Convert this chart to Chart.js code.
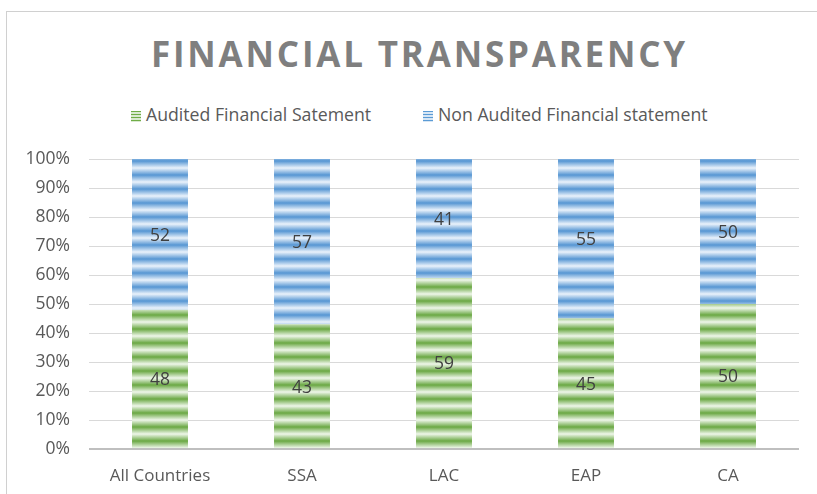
<!DOCTYPE html>
<html><head><meta charset="utf-8">
<script src="https://cdn.jsdelivr.net/npm/chart.js@4/dist/chart.umd.min.js"></script>
<style>
html,body{margin:0;padding:0;background:#fff;}
#wrap{position:relative;width:817px;height:494px;overflow:hidden;font-family:"Open Sans",sans-serif;}
#frame{position:absolute;left:6px;top:11px;width:900px;height:600px;border-top:1.5px solid #d0d0d0;border-left:1.5px solid #d0d0d0;}
#title{position:absolute;left:11px;width:817px;top:30px;text-align:center;font-weight:700;font-size:35px;letter-spacing:2.8px;color:#7f7f7f;line-height:48px;}
.leg{position:absolute;top:103px;font-size:17.7px;line-height:22px;color:#595959;white-space:nowrap;}
.box{display:inline-block;width:10px;height:11px;vertical-align:-1px;margin-right:5px;}
#c{position:absolute;left:0;top:0;}
</style></head>
<body><div id="wrap">
<div id="frame"></div>
<div id="title">FINANCIAL TRANSPARENCY</div>
<div class="leg" style="left:131px"><span class="box" style="background:repeating-linear-gradient(#70ad47 0 1px,#d9ead0 1px 3px)"></span>Audited Financial Satement</div>
<div class="leg" style="left:423px"><span class="box" style="background:repeating-linear-gradient(#5b9bd5 0 1px,#d6e6f5 1px 3px)"></span>Non Audited Financial statement</div>
<canvas id="c" width="817" height="494"></canvas>
</div>
<script>
const categories = ["All Countries","SSA","LAC","EAP","CA"];
const audited = [48,43,59,45,50];
const nonAudited = [52,57,41,55,50];
const seriesNames = ["Audited Financial Satement","Non Audited Financial statement"];
const yTicks = [0,10,20,30,40,50,60,70,80,90,100];

function stripe(dark, light){
  const p = document.createElement('canvas');
  p.width = 4; p.height = 14;
  const g = p.getContext('2d');
  const gr = g.createLinearGradient(0,0,0,14);
  gr.addColorStop(0, light);
  gr.addColorStop(0.5, dark);
  gr.addColorStop(1, light);
  g.fillStyle = gr; g.fillRect(0,0,4,14);
  return document.getElementById('c').getContext('2d').createPattern(p,'repeat');
}
const greenPat = stripe('#6aa843','#eef6e9');
const bluePat = stripe('#5696d3','#eaf2fb');

const labelPlugin = {
  id:'vals',
  afterDatasetsDraw(chart){
    const ctx = chart.ctx;
    ctx.save();
    ctx.font = '17.5px "Open Sans"';
    ctx.fillStyle = '#404040';
    ctx.textAlign = 'center';
    ctx.textBaseline = 'middle';
    chart.data.datasets.forEach((ds,i)=>{
      chart.getDatasetMeta(i).data.forEach((el,j)=>{
        ctx.fillText(ds.data[j], el.x, (el.y+el.base)/2 + 1.5);
      });
    });
    ctx.restore();
  }
};

new Chart(document.getElementById('c'), {
  type:'bar',
  data:{
    labels:categories,
    datasets:[
      {label:seriesNames[0], data:audited, backgroundColor:greenPat, categoryPercentage:1, barPercentage:0.394},
      {label:seriesNames[1], data:nonAudited, backgroundColor:bluePat, categoryPercentage:1, barPercentage:0.394}
    ]
  },
  options:{
    responsive:false, animation:false,
    layout:{padding:{top:159,left:0,right:18,bottom:0}},
    plugins:{legend:{display:false}, title:{display:false}, tooltip:{enabled:false}},
    scales:{
      x:{stacked:true,
        grid:{display:false}, border:{display:false},
        ticks:{color:'#595959', font:{family:'"Open Sans"', size:17}, padding:9},
        afterFit(s){ s.height = 45; }
      },
      y:{stacked:true, min:0, max:100,
        afterBuildTicks(s){ s.ticks = yTicks.map(v=>({value:v})); },
        grid:{drawTicks:false, color:(c)=> c.tick && c.tick.value===0 ? '#bfbfbf' : '#d9d9d9', lineWidth:(c)=> c.tick && c.tick.value===0 ? 2 : 1},
        border:{display:false},
        ticks:{color:'#595959', font:{family:'"Open Sans"', size:17.5}, padding:19, callback:(v)=>v+'%'},
        afterFit(s){ s.width = 89; }
      }
    }
  },
  plugins:[labelPlugin]
});
</script>
</body></html>
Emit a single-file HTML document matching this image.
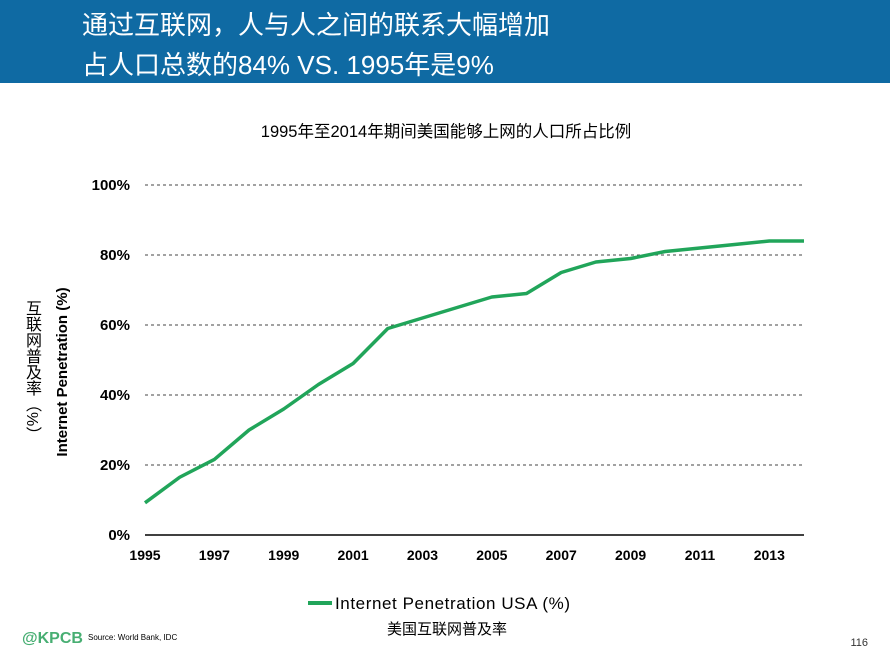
<!DOCTYPE html>
<html><head><meta charset="utf-8"><style>
body{margin:0;width:890px;height:668px;background:#fff;overflow:hidden;position:relative;font-family:"Liberation Sans","Noto Sans CJK SC",sans-serif}
#hdr{position:absolute;left:0;top:0;width:890px;height:83px;background:#0f6aa3}
.t{position:absolute;color:#fff;font-size:26px;left:82px}
#ycn{position:absolute;left:19px;top:300px;writing-mode:vertical-rl;font-size:16px;letter-spacing:0px;z-index:2}
</style></head><body>
<div id="hdr">
<div class="t" style="top:5px">通过互联网，人与人之间的联系大幅增加</div>
<div class="t" style="top:45px">占人口总数的84% VS. 1995年是9%</div>
</div>
<div id="ycn">互联网普及率（%）</div>
<svg id="chart" width="890" height="668" style="position:absolute;left:0;top:0">
<text x="446" y="137" text-anchor="middle" font-size="16.5" fill="#000">1995年至2014年期间美国能够上网的人口所占比例</text>
<g id="grid"></g><g id="yt"></g><g id="xt"></g>
<text transform="translate(67,372) rotate(-90)" text-anchor="middle" font-size="15" font-weight="bold">Internet Penetration (%)</text>
<polyline id="line" fill="none" stroke="#21a55a" stroke-width="3.5" stroke-linejoin="round"/>
<line x1="308" y1="603" x2="332" y2="603" stroke="#21a55a" stroke-width="4"/>
<text x="335" y="609" font-size="17" textLength="235">Internet Penetration USA (%)</text>
<text x="447" y="634" text-anchor="middle" font-size="15">美国互联网普及率</text>
<text x="22" y="643" font-size="16" font-weight="bold" fill="#1a9a50" opacity="0.8">@KPCB</text>
<text x="88" y="640" font-size="8">Source: World Bank, IDC</text>
<text x="868" y="646" text-anchor="end" font-size="11" fill="#333">116</text>
</svg>
<script>
const years=[1995,1996,1997,1998,1999,2000,2001,2002,2003,2004,2005,2006,2007,2008,2009,2010,2011,2012,2013,2014];
const values=[9.2,16.5,21.6,30,36,43,49,59,62,65,68,69,75,78,79,81,82,83,84,84];
const yTicks=[0,20,40,60,80,100];
const xTicks=[1995,1997,1999,2001,2003,2005,2007,2009,2011,2013];
const X=y=>145+(y-1995)*(804-145)/19;
const Y=v=>535-v*3.5;
const NS='http://www.w3.org/2000/svg';
function mk(p,tag,a){const e=document.createElementNS(NS,tag);for(const k in a)e.setAttribute(k,a[k]);document.getElementById(p).appendChild(e);return e;}
yTicks.forEach(v=>{
 if(v>0){const l=mk('grid','line',{x1:145,x2:804,y1:Y(v),y2:Y(v),stroke:'#444','stroke-dasharray':'3,3','stroke-width':1});
 
 }
 const t=mk('yt','text',{x:130,y:Y(v)+5,'text-anchor':'end','font-size':15,'font-weight':'bold'});t.textContent=v+'%';
 
 
});
const ax=mk('grid','line',{x1:145,x2:804,y1:535,y2:535,stroke:'#000','stroke-width':1.5});


xTicks.forEach(y=>{
 const t=mk('xt','text',{x:X(y),y:560,'text-anchor':'middle','font-size':14,'font-weight':'bold'});t.textContent=y;
 
 
});
document.getElementById('line').setAttribute('points',years.map((y,i)=>X(y)+','+Y(values[i])).join(' '));
</script>
</body></html>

• **What is needed**
Your task is to list each line of the records with the word "this".

• **Reply**
Convert this chart to Chart.js code.
Emit a single-file HTML document matching this image.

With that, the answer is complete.